EJ Brown went on at paragraphs [196] to [202] to hold that there were no acts by the Embassy staff relevant to the present claim which constituted acts of sovereign authority. There has been no appeal from that part of her decision.
The EAT decision on the s 4 issue
On the s 4 issue, Bourne J said:
Whichever side of the line this case falls upon, it is close to the boundary. The answer is not obvious, as it would be for cleaning staff on the one hand or perhaps for some senior managers on the other. It was therefore a relatively difficult case to decide.
I also consider that, once a tribunal has made findings of fact about the duties of the employee in question, there can logically be only one right answer to the question as a matter of law. It has been suggested that two different EJs could validly arrive at different conclusions on the same facts, but in my judgment that cannot be right. Sovereign immunity removes the tribunal’s jurisdiction. That cannot be done as a matter of individual impression, let alone discretion. So, although I agree that two EJs could reasonably disagree about the answer in a borderline case, it seems to me that one of those judges would be right, and the other wrong, as a matter of law.
I am therefore in no doubt that both grounds 2 and 3 raise a genuine issue of law. EJ Brown’s findings of fact cannot be disturbed. Her conclusion based on those facts was either legally right or legally wrong.
It was first necessary to decide whether functions of a sovereign kind were being discharged at all.

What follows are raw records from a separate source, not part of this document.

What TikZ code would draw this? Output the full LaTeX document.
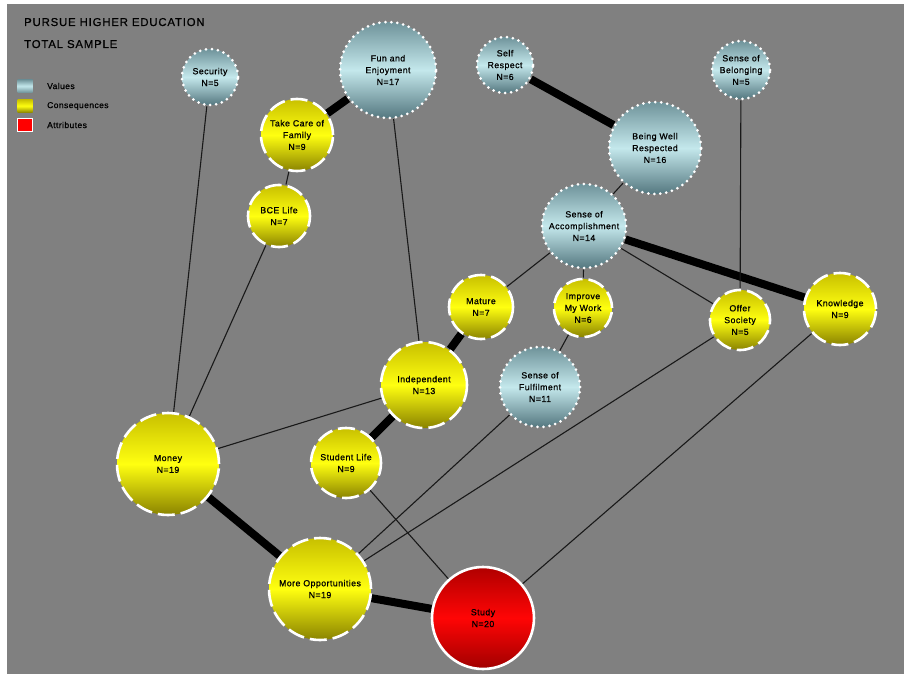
\documentclass[tikz,border=0pt]{standalone}
\usepackage{fontspec}
\setmainfont{Liberation Sans}
\newfontfamily\lblfont[LetterSpace=5, FakeBold=0.8]{Liberation Sans}
\newfontfamily\ttlfont[LetterSpace=7, FakeBold=0.6]{Liberation Sans}
\definecolor{panel}{HTML}{808080}
\definecolor{valTop}{HTML}{6F939A}
\definecolor{valMid}{HTML}{C4E8EC}
\definecolor{valBot}{HTML}{557880}
\definecolor{conTop}{HTML}{C8C000}
\definecolor{conMid}{HTML}{FFFF10}
\definecolor{conBot}{HTML}{8A8300}
\definecolor{attTop}{HTML}{B00000}
\definecolor{attMid}{HTML}{FF0505}
\definecolor{attBot}{HTML}{A00000}
\pgfdeclarelayer{bg}
\pgfdeclarelayer{links}
\pgfsetlayers{bg,links,main}
\tikzset{
  base/.style={circle, inner sep=0pt, align=center, text=black,
    font=\lblfont\fontsize{8.8}{11.8}\selectfont},
  valnode/.style={base, top color=valTop, bottom color=valBot, middle color=valMid,
    draw=white, line width=3pt, line cap=round, dash pattern=on 0pt off 6pt},
  connode/.style={base, top color=conTop, bottom color=conBot, middle color=conMid,
    draw=white, line width=2.6pt, dash pattern=on 17pt off 6pt},
  attnode/.style={base, top color=attTop, bottom color=attBot, middle color=attMid,
    draw=white, line width=2.6pt},
  thinlink/.style={draw=black!90, line width=1.1pt},
  thicklink/.style={draw=black, line width=8pt},
  keybox/.style={rectangle, inner sep=0pt, minimum width=15pt, minimum height=13pt},
  keytext/.style={anchor=west, inner sep=0pt, text=black,
    font=\lblfont\fontsize{8.5}{10}\selectfont},
  title/.style={anchor=base west, inner sep=0pt, text=black,
    font=\ttlfont\fontsize{11.4}{13}\selectfont}
}
\begin{document}
\begin{tikzpicture}[x=1pt,y=-1pt]
\useasboundingbox (0,0) rectangle (904,674);
\begin{pgfonlayer}{bg}
  \fill[white] (0,0) rectangle (904,674);
  \fill[panel] (7,4) rectangle (904,674);
\end{pgfonlayer}

% heading
\node[title] (t1) at (24,26) {PURSUE HIGHER EDUCATION};
\node[title] (t2) at (24,48) {TOTAL SAMPLE};

% key
\node[keybox, top color=valTop, bottom color=valTop, middle color=valMid] (kv) at (25,86) {};
\node[keybox, top color=conTop, bottom color=conBot, middle color=conMid] (kc) at (25,106) {};
\node[keybox, fill=red, draw=white, line width=0.8pt] (ka) at (25,125) {};
\node[keytext] (kvt) at (47,86) {Values};
\node[keytext] (kct) at (47,106) {Consequences};
\node[keytext] (kat) at (47,125) {Attributes};

% values
\node[valnode, minimum size=56pt] (sec)  at (210,77)  {Security\\N=5};
\node[valnode, minimum size=96pt] (fun)  at (388,70)  {Fun and\\Enjoyment\\N=17};
\node[valnode, minimum size=56pt] (self) at (505,65)  {Self\\Respect\\N=6};
\node[valnode, minimum size=58pt] (belo) at (741,70)  {Sense of\\Belonging\\N=5};
\node[valnode, minimum size=92pt] (resp) at (655,148) {Being Well\\Respected\\N=16};
\node[valnode, minimum size=84pt] (acc)  at (584,226) {Sense of\\Accomplishment\\N=14};
\node[valnode, minimum size=80pt] (ful)  at (540,387) {Sense of\\Fulfilment\\N=11};

% consequences
\node[connode, minimum size=72pt]  (fam)  at (297,135) {Take Care of\\Family\\N=9};
\node[connode, minimum size=62pt]  (bce)  at (279,216) {BCE Life\\N=7};
\node[connode, minimum size=64pt]  (mat)  at (481,307) {Mature\\N=7};
\node[connode, minimum size=58pt]  (work) at (583,308) {Improve\\My Work\\N=6};
\node[connode, minimum size=60pt]  (soc)  at (740,320) {Offer\\Society\\N=5};
\node[connode, minimum size=72pt]  (know) at (840,309) {Knowledge\\N=9};
\node[connode, minimum size=86pt]  (ind)  at (424,385) {Independent\\N=13};
\node[connode, minimum size=102pt] (mon)  at (168,464) {Money\\N=19};
\node[connode, minimum size=70pt]  (stu)  at (346,463) {Student Life\\N=9};
\node[connode, minimum size=102pt] (opp)  at (320,589) {More Opportunities\\N=19};

% attribute
\node[attnode, minimum size=102pt] (study) at (483,618) {Study\\N=20};

% links
\begin{pgfonlayer}{links}
  \draw[thinlink] (sec) -- (mon);
  \draw[thicklink] (fun) -- (fam);
  \draw[thinlink] (fun) -- (ind);
  \draw[thinlink] (fam) -- (bce);
  \draw[thinlink] (bce) -- (mon);
  \draw[thicklink] (self) -- (resp);
  \draw[thinlink] (resp) -- (acc);
  \draw[thinlink] (acc) -- (mat);
  \draw[thinlink] (acc) -- (work);
  \draw[thinlink] (acc) -- (soc);
  \draw[thicklink] (acc) -- (know);
  \draw[thinlink] (belo) -- (soc);
  \draw[thicklink] (mat) -- (ind);
  \draw[thinlink] (work) -- (ful);
  \draw[thinlink] (ind) -- (mon);
  \draw[thicklink] (ind) -- (stu);
  \draw[thicklink] (mon) -- (opp);
  \draw[thinlink] (stu) -- (study);
  \draw[thicklink] (opp) -- (study);
  \draw[thinlink] (opp) -- (ful);
  \draw[thinlink] (opp) -- (soc);
  \draw[thinlink] (study) -- (know);
\end{pgfonlayer}
\end{tikzpicture}
\end{document}
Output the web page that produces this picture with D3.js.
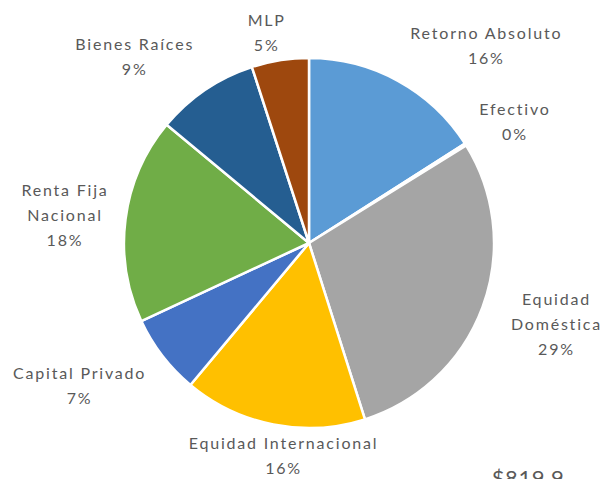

The EJ was slightly non-committal, saying at [183] that “the functions of the Respondent itself may have been inherently governmental”. That, with respect, was not entirely satisfactory, because the exercise of analysis necessitated the clear identification of any sovereign activity in order to decide whether the Claimant’s work was sufficiently close to it.
I am in no doubt that the work of the Respondent’s Academic and Cultural Affairs departments, looking after the interests of Saudi students in the UK and promoting Saudi academic and artistic work, involved the exercise of sovereign authority. Those are functions identified in Article 3.1(b) and (e) of the Vienna Convention.
Ground 2 focuses on whether the EJ then asked the right question. The use of terminology is of clear relevance to that ground. Applying Benkharbouche, the test was not whether the Claimant’s work was “ancillary and supportive” to the exercise of sovereign authority. It was whether her ancillary and supportive work was “sufficiently close” to that exercise. In the passage quoted at the end of paragraph 39 above, those different tests appear to have been elided.
Ground 3 focuses on the application and outcome of that test. In that regard it may be helpful to consider what work would definitely not be sufficiently close. Leaving aside the terms “ancillary” and “supportive”, work of an insufficient kind might be described as being purely collateral to the exercise of sovereign authority. So, whilst the Head of the Cultural Affairs department was exercising sovereign authority, a person who cleaned his office was not. Nor was a person who drove him to work. A person who merely typed documents was probably not, though the Governor of Pitcairn case shows that a certain degree of trust or confidentiality might carry that individual across the line.
Then there was the example to which the EJ referred, of Cudak v Lithuania, where the European Court of Human Rights ruled that sovereign immunity did not apply. The Court stated at [70]: “The Court observes in particular that the applicant was a switchboard operator at the Polish Embassy whose main duties were: recording international conversations, typing, sending and receiving faxes, photocopying documents, providing information and assisting with the organisation of certain events. Neither the Lithuanian Supreme Court nor the respondent Government have shown how these duties could objectively have been related to the sovereign interests of the Polish Government.”
That bare description may invite some comparison with the present case but, given the lack of detail, caution is needed and previous cases should not simply be used as precedents (see Holland above). We do not know what “providing information” or assisting with event organisation actually consisted of. And the final sentence of the quotation above suggests that a lack of evidence was material to the outcome. So I am not convinced that the comparison with Cudak was directly helpful.
In fairness to the EJ, it seems clear that some of the Claimant’s activities, such as inputting information to a computer system, were of a purely clerical nature and purely collateral to any exercise of sovereign authority.
However, on the EJ’s findings of fact, I have concluded that when the correct test of “sufficiently close” rather than “ancillary and supportive” is applied, in the context of what was an exercise of sovereign authority by the Embassy of a kind contemplated by the Vienna Convention, some of the Claimant’s activities throughout the period of her employment passed the test. By sifting compliant and non-compliant guarantee requests, writing reports on funding requests and discussing art exhibits with visitors and British students and teachers, she played a part, even if only a small one, in protecting the interests of the Saudi state and its nationals in the UK and in promoting Saudi culture in the UK. To put it another way (reflecting French case law to which Lord Sumption referred in Benkharbouche at [56]), she was participating in the public service of the Embassy and not merely in the private administration of the Embassy.
I therefore conclude that ground 3 succeeds although, as I have said, this was a borderline and difficult case and it appears that the EJ was not greatly assisted by witness evidence called on behalf of the Respondent which she found to be unreliable.
I also allow the appeal on ground 2 on the basis that a lack of precision in the terminology of the analysis contributed to what I have found to be a legally erroneous outcome.
For the reasons I have explained above, there can be only one correct legal outcome on the EJ’s findings of fact, and therefore there is no scope for remitting this issue to the ET.”
Ms Darwin relied on and supported the reasoning of Bourne J. Ms Stanley, by contrast, submitted that EJ Brown made no error of law and there was no proper basis for the EAT to take a different view.